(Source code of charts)
***

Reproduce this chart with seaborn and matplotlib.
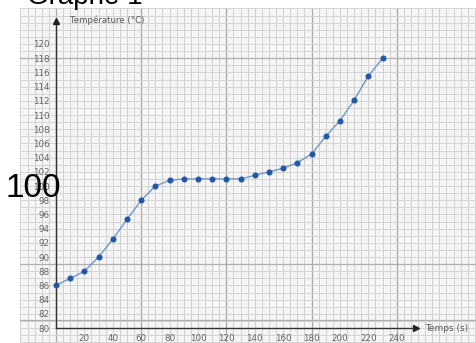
import numpy as np
import pandas as pd
import matplotlib
matplotlib.use("Agg")
import matplotlib.pyplot as plt
import seaborn as sns

# Heating curve readings
temps_s = [0, 10, 20, 30, 40, 50, 60, 70, 80, 90, 100, 110,
           120, 130, 140, 150, 160, 170, 180, 190, 200, 210, 220, 230]
temperature_c = [86, 87, 88, 90, 92.5, 95.3, 98, 100, 100.8, 101, 101, 101,
                 101, 101, 101.5, 102, 102.5, 103.3, 104.5, 107, 109.2, 112.1, 115.5, 118]
y_tick_labels = list(range(80, 121, 2))
x_tick_labels = list(range(20, 241, 20))

df = pd.DataFrame({"Temps (s)": temps_s, "Température (°C)": temperature_c})

sns.set_style("white")
plt.rcParams["font.family"] = ["DejaVu Sans"]

W, H = 477, 343
fig = plt.figure(figsize=(W / 100, H / 100), dpi=100)
fig.patch.set_facecolor("white")
ax = fig.add_axes([20 / W, 0, 457 / W, 335 / H])
ax.set_facecolor("#f5f5f5")
ax.set_xlim(-25.35, 296.5)
ax.set_ylim(77.89, 125.07)

# graph-paper rulings
for xv in np.arange(-25, 300, 5):
    heavy = (xv % 60 == 0)
    ax.axvline(xv, color="#a9a9a9" if heavy else "#d0d0d0", lw=0.9 if heavy else 0.7, zorder=0)
for yv in np.arange(78, 126, 1):
    ax.axhline(yv, color="#d4d4d4", lw=0.7, zorder=0)
for yv in [81.1, 89, 118]:
    ax.axhline(yv, color="#b0b0b0", lw=0.9, zorder=0)

sns.lineplot(data=df, x="Temps (s)", y="Température (°C)", ax=ax,
             color="#7096cc", lw=1.0, marker="o", markersize=3.6,
             markerfacecolor="#2257a5", markeredgecolor="#2257a5", zorder=5)

# axes through the origin with arrow heads
for s in ["top", "right"]:
    ax.spines[s].set_visible(False)
ax.spines["left"].set_position(("data", 0))
ax.spines["bottom"].set_position(("data", 80))
ax.spines["left"].set_bounds(80, 123)
ax.spines["bottom"].set_bounds(0, 253)
for s in ["left", "bottom"]:
    ax.spines[s].set_color("#333333")
    ax.spines[s].set_linewidth(1.0)
ax.plot(0, 123.3, marker="^", color="#222222", markersize=4, clip_on=False, zorder=6)
ax.plot(253.5, 80, marker=">", color="#222222", markersize=4, clip_on=False, zorder=6)

ax.set_yticks(y_tick_labels)
ax.set_yticks(np.arange(80, 122, 1), minor=True)
ax.set_xticks(x_tick_labels)
ax.set_xticks(np.arange(10, 250, 10), minor=True)
ax.tick_params(which="both", direction="inout", color="#333333", width=0.8)
ax.tick_params(which="major", length=5, labelsize=6.3, labelcolor="#666666", pad=2)
ax.tick_params(which="minor", length=4)
ax.set_xlabel("")
ax.set_ylabel("")

ax.text(10, 123.3, "Température (°C)", fontsize=6.2, color="#555555", va="center", ha="left")
ax.text(260, 80, "Temps (s)", fontsize=6.5, color="#555555", va="center", ha="left")

fig.text(27 / W, 1 - 4 / H, "Graphe 1", fontsize=20, family="Liberation Sans",
         va="baseline", ha="left", color="black")
fig.text(5.5 / W, 1 - 197 / H, "100", fontsize=24, family="Liberation Sans",
         va="baseline", ha="left", color="black")

fig.savefig("out.png", dpi=100)
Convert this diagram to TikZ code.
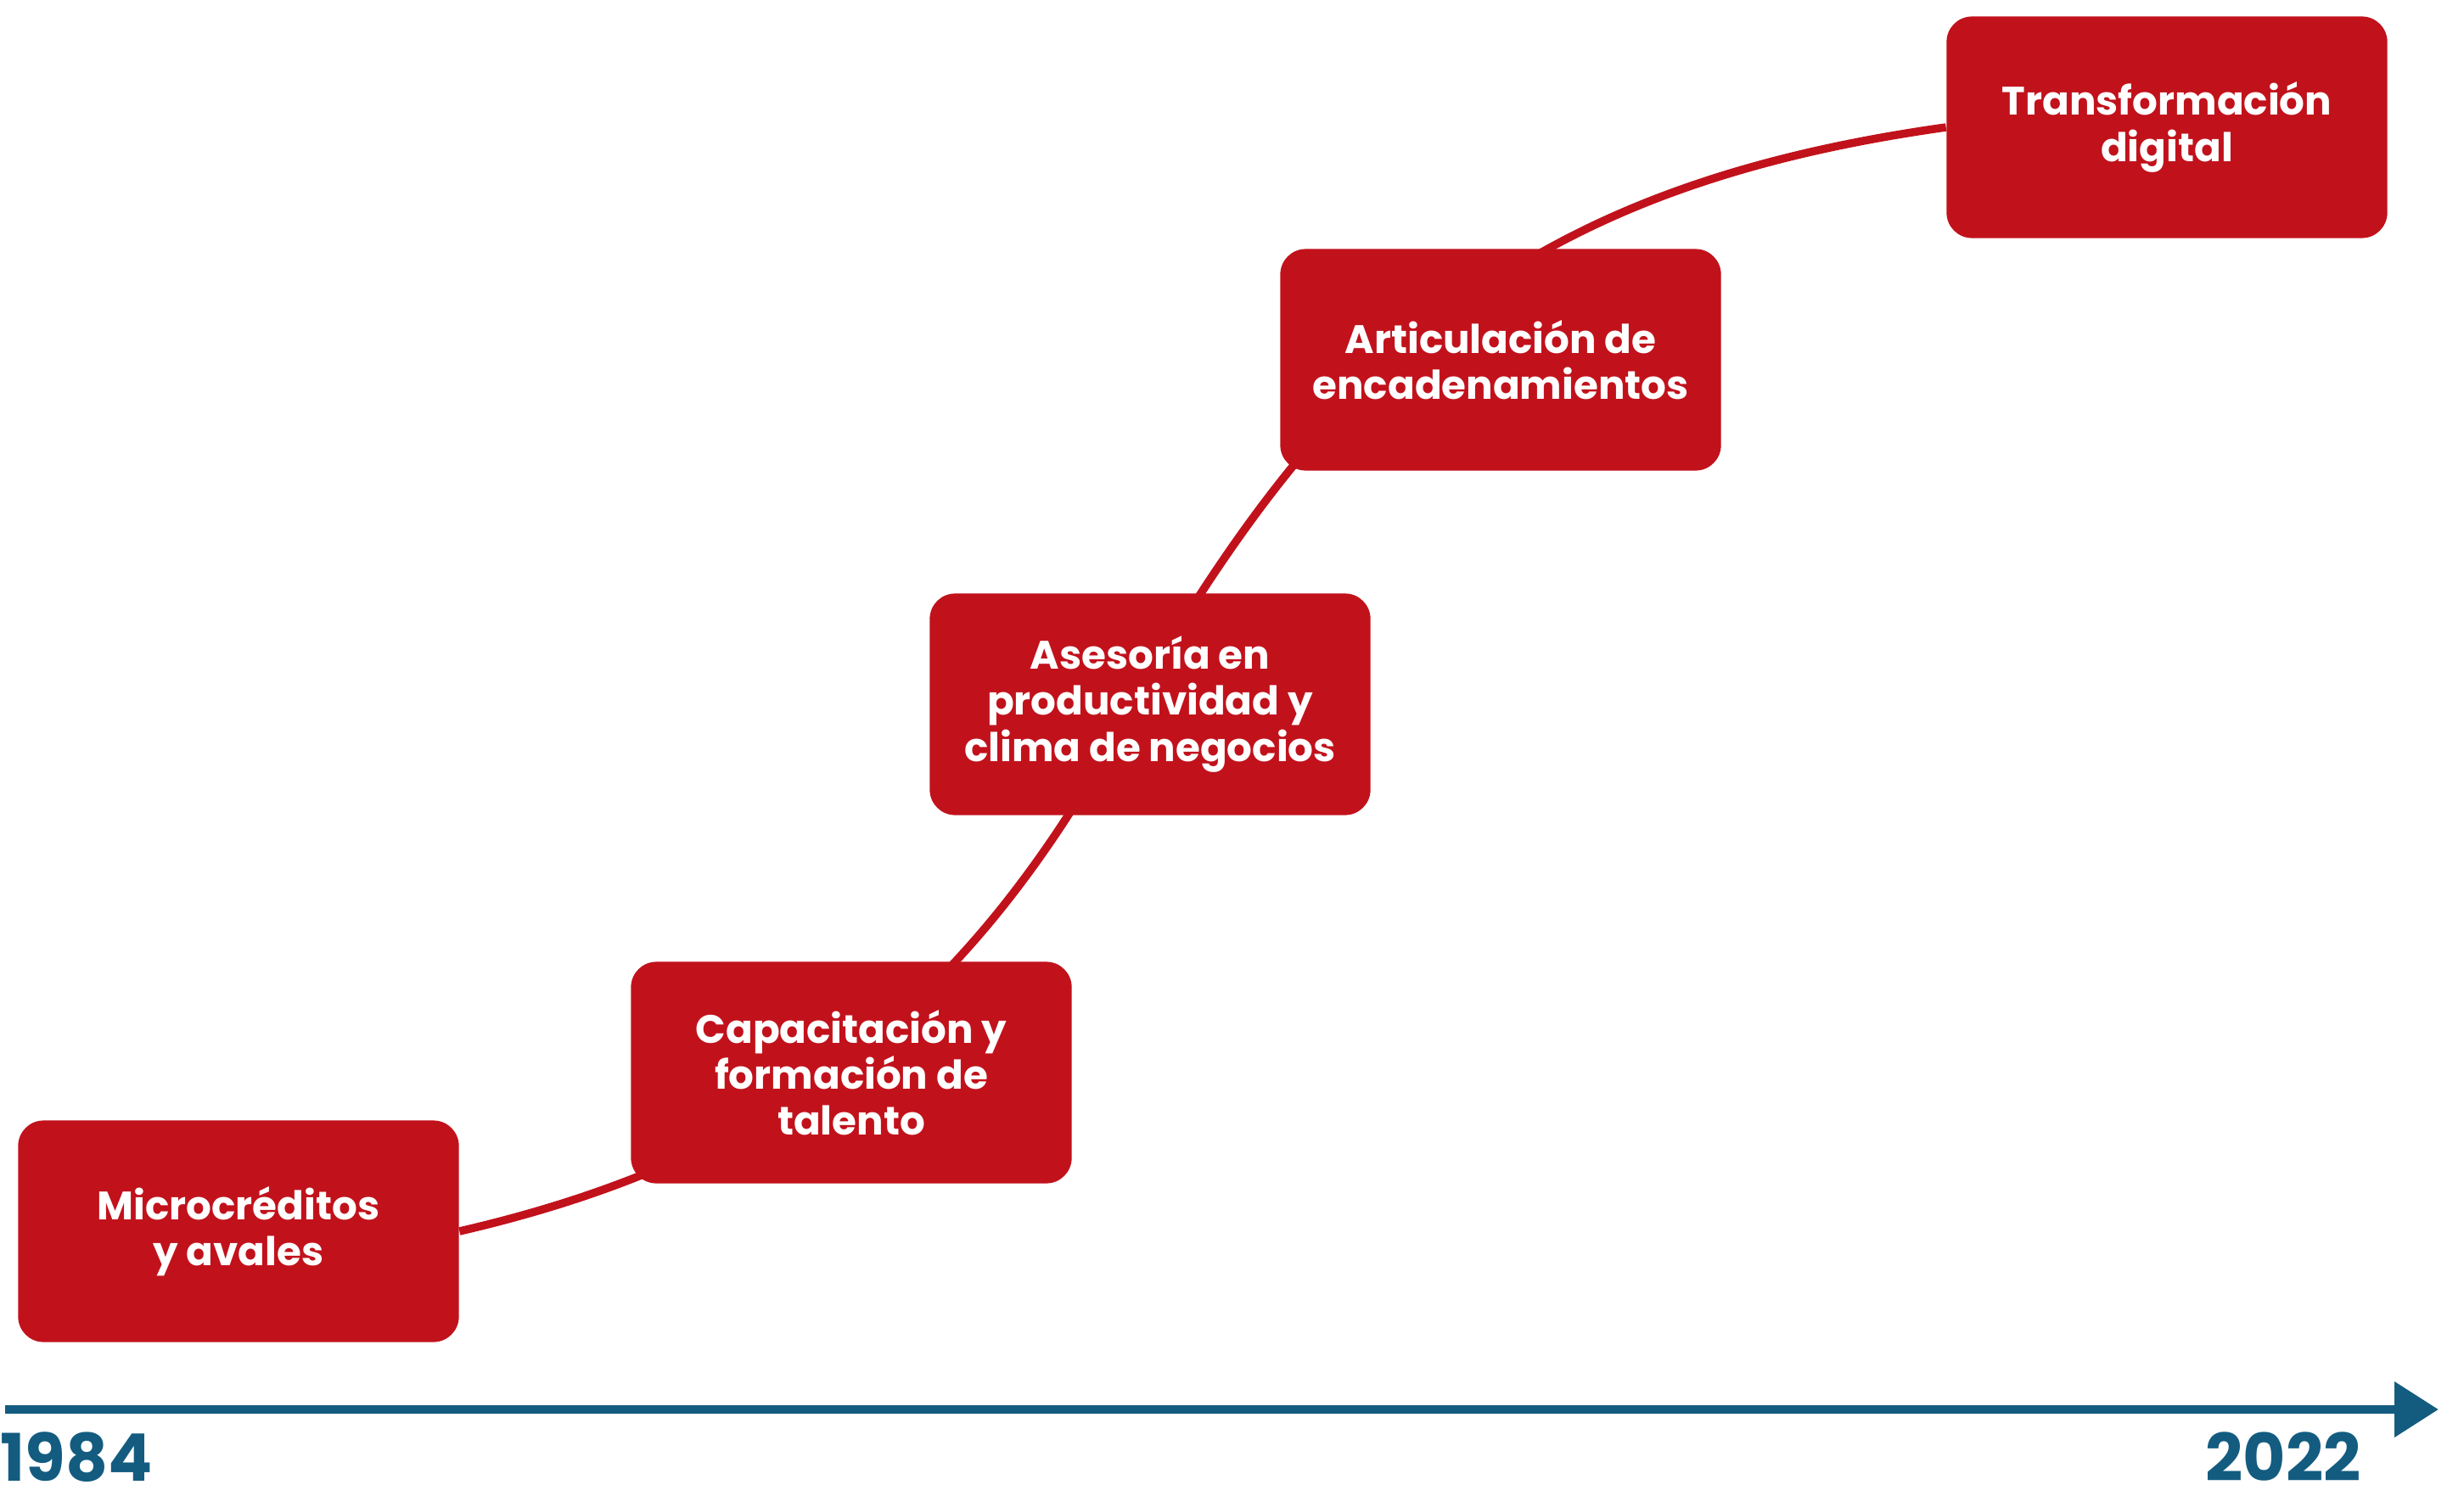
\documentclass[tikz,border=0pt]{standalone}
\usepackage{fontspec}
\setmainfont{Poppins}
\usetikzlibrary{arrows.meta, backgrounds}
\definecolor{rojo}{RGB}{193,18,28}
\definecolor{azul}{RGB}{19,92,128}
\tikzstyle{hito} = [rectangle, rounded corners=0.3cm, minimum width=5.19cm, minimum height=2.61cm, align=center, fill=rojo, text=white, font=\fontsize{13.3}{15.4}\selectfont\bfseries]
\tikzstyle{anio} = [text=azul, font=\fontsize{22}{24}\selectfont\bfseries, inner sep=0pt]
\tikzstyle{curva} = [line width=2.7pt, draw=rojo]
\tikzstyle{eje} = [line width=3.1pt, draw=azul, -{Triangle[length=0.52cm, width=0.63cm]}]

\begin{document}
\begin{tikzpicture}[x=0.01cm, y=0.01cm]
			\useasboundingbox (0,0) rectangle (2903,1762);
			\node(micro)[hito] at (281,311) {Microcréditos\\y avales};
			\node(capa)[hito] at (1003,498) {Capacitación y\\formación de\\talento};
			\node(ases)[hito] at (1355,932) {Asesoría en\\productividad y\\clima de negocios};
			\node(arti)[hito] at (1768,1338) {Articulación de\\encadenamientos};
			\node(trans)[hito] at (2553,1612) {Transformación\\digital};
			% curva de fondo
			\begin{scope}[on background layer]
				\draw [curva] (micro.east) to[out=13, in=242] ([xshift=-0.2cm]ases.center) to[out=60, in=188, in looseness=1.12] (trans.west);
			\end{scope}
			% eje del tiempo
			\coordinate (inicio) at (6,101);
			\coordinate (fin) at (2873,101);
			\draw [eje] (inicio) -- (fin);
			\node(ini)[anio, anchor=base west] at (0,17) {1984};
			\node(final)[anio, anchor=base] at (2690,17) {2022};
		\end{tikzpicture}
\end{document}
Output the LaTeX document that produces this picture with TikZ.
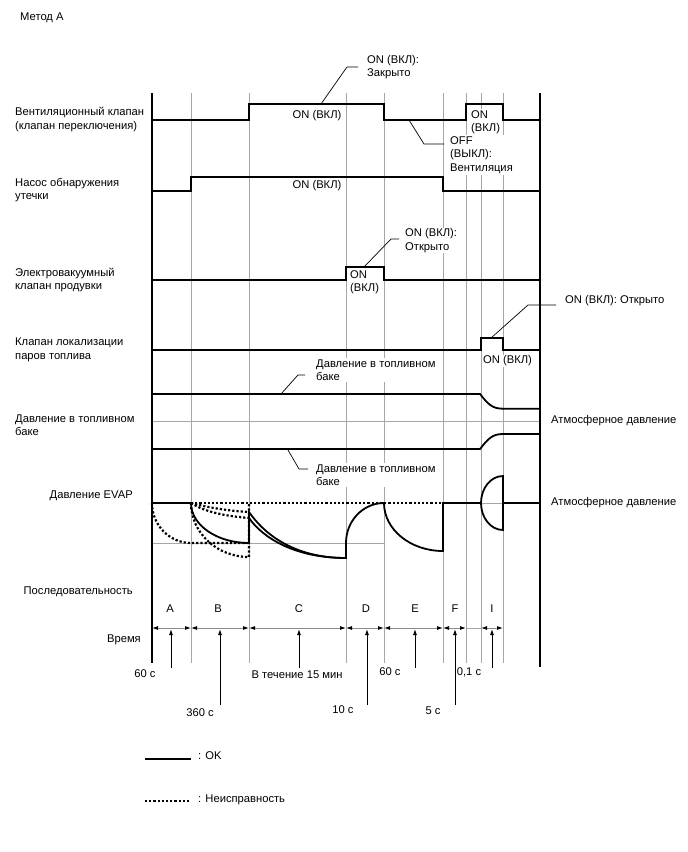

***

> Stated problem
Reproduce the entries above without change, omitting all pictures.

> Solution to this task
Reproduce this chart with seaborn and matplotlib.
import numpy as np
import pandas as pd
import matplotlib
matplotlib.use("Agg")
import matplotlib.pyplot as plt
import seaborn as sns

# Heating curve readings
temps_s = [0, 10, 20, 30, 40, 50, 60, 70, 80, 90, 100, 110,
           120, 130, 140, 150, 160, 170, 180, 190, 200, 210, 220, 230]
temperature_c = [86, 87, 88, 90, 92.5, 95.3, 98, 100, 100.8, 101, 101, 101,
                 101, 101, 101.5, 102, 102.5, 103.3, 104.5, 107, 109.2, 112.1, 115.5, 118]
y_tick_labels = list(range(80, 121, 2))
x_tick_labels = list(range(20, 241, 20))

df = pd.DataFrame({"Temps (s)": temps_s, "Température (°C)": temperature_c})

sns.set_style("white")
plt.rcParams["font.family"] = ["DejaVu Sans"]

W, H = 477, 343
fig = plt.figure(figsize=(W / 100, H / 100), dpi=100)
fig.patch.set_facecolor("white")
ax = fig.add_axes([20 / W, 0, 457 / W, 335 / H])
ax.set_facecolor("#f5f5f5")
ax.set_xlim(-25.35, 296.5)
ax.set_ylim(77.89, 125.07)

# graph-paper rulings
for xv in np.arange(-25, 300, 5):
    heavy = (xv % 60 == 0)
    ax.axvline(xv, color="#a9a9a9" if heavy else "#d0d0d0", lw=0.9 if heavy else 0.7, zorder=0)
for yv in np.arange(78, 126, 1):
    ax.axhline(yv, color="#d4d4d4", lw=0.7, zorder=0)
for yv in [81.1, 89, 118]:
    ax.axhline(yv, color="#b0b0b0", lw=0.9, zorder=0)

sns.lineplot(data=df, x="Temps (s)", y="Température (°C)", ax=ax,
             color="#7096cc", lw=1.0, marker="o", markersize=3.6,
             markerfacecolor="#2257a5", markeredgecolor="#2257a5", zorder=5)

# axes through the origin with arrow heads
for s in ["top", "right"]:
    ax.spines[s].set_visible(False)
ax.spines["left"].set_position(("data", 0))
ax.spines["bottom"].set_position(("data", 80))
ax.spines["left"].set_bounds(80, 123)
ax.spines["bottom"].set_bounds(0, 253)
for s in ["left", "bottom"]:
    ax.spines[s].set_color("#333333")
    ax.spines[s].set_linewidth(1.0)
ax.plot(0, 123.3, marker="^", color="#222222", markersize=4, clip_on=False, zorder=6)
ax.plot(253.5, 80, marker=">", color="#222222", markersize=4, clip_on=False, zorder=6)

ax.set_yticks(y_tick_labels)
ax.set_yticks(np.arange(80, 122, 1), minor=True)
ax.set_xticks(x_tick_labels)
ax.set_xticks(np.arange(10, 250, 10), minor=True)
ax.tick_params(which="both", direction="inout", color="#333333", width=0.8)
ax.tick_params(which="major", length=5, labelsize=6.3, labelcolor="#666666", pad=2)
ax.tick_params(which="minor", length=4)
ax.set_xlabel("")
ax.set_ylabel("")

ax.text(10, 123.3, "Température (°C)", fontsize=6.2, color="#555555", va="center", ha="left")
ax.text(260, 80, "Temps (s)", fontsize=6.5, color="#555555", va="center", ha="left")

fig.text(27 / W, 1 - 4 / H, "Graphe 1", fontsize=20, family="Liberation Sans",
         va="baseline", ha="left", color="black")
fig.text(5.5 / W, 1 - 197 / H, "100", fontsize=24, family="Liberation Sans",
         va="baseline", ha="left", color="black")

fig.savefig("out.png", dpi=100)
Convert this diagram to TikZ code.
\documentclass[tikz,border=0pt]{standalone}
\usepackage{fontspec}
\setmainfont{Poppins}
\usetikzlibrary{arrows.meta, backgrounds}
\definecolor{rojo}{RGB}{193,18,28}
\definecolor{azul}{RGB}{19,92,128}
\tikzstyle{hito} = [rectangle, rounded corners=0.3cm, minimum width=5.19cm, minimum height=2.61cm, align=center, fill=rojo, text=white, font=\fontsize{13.3}{15.4}\selectfont\bfseries]
\tikzstyle{anio} = [text=azul, font=\fontsize{22}{24}\selectfont\bfseries, inner sep=0pt]
\tikzstyle{curva} = [line width=2.7pt, draw=rojo]
\tikzstyle{eje} = [line width=3.1pt, draw=azul, -{Triangle[length=0.52cm, width=0.63cm]}]

\begin{document}
\begin{tikzpicture}[x=0.01cm, y=0.01cm]
			\useasboundingbox (0,0) rectangle (2903,1762);
			\node(micro)[hito] at (281,311) {Microcréditos\\y avales};
			\node(capa)[hito] at (1003,498) {Capacitación y\\formación de\\talento};
			\node(ases)[hito] at (1355,932) {Asesoría en\\productividad y\\clima de negocios};
			\node(arti)[hito] at (1768,1338) {Articulación de\\encadenamientos};
			\node(trans)[hito] at (2553,1612) {Transformación\\digital};
			% curva de fondo
			\begin{scope}[on background layer]
				\draw [curva] (micro.east) to[out=13, in=242] ([xshift=-0.2cm]ases.center) to[out=60, in=188, in looseness=1.12] (trans.west);
			\end{scope}
			% eje del tiempo
			\coordinate (inicio) at (6,101);
			\coordinate (fin) at (2873,101);
			\draw [eje] (inicio) -- (fin);
			\node(ini)[anio, anchor=base west] at (0,17) {1984};
			\node(final)[anio, anchor=base] at (2690,17) {2022};
		\end{tikzpicture}
\end{document}
Output the LaTeX document that produces this picture with TikZ.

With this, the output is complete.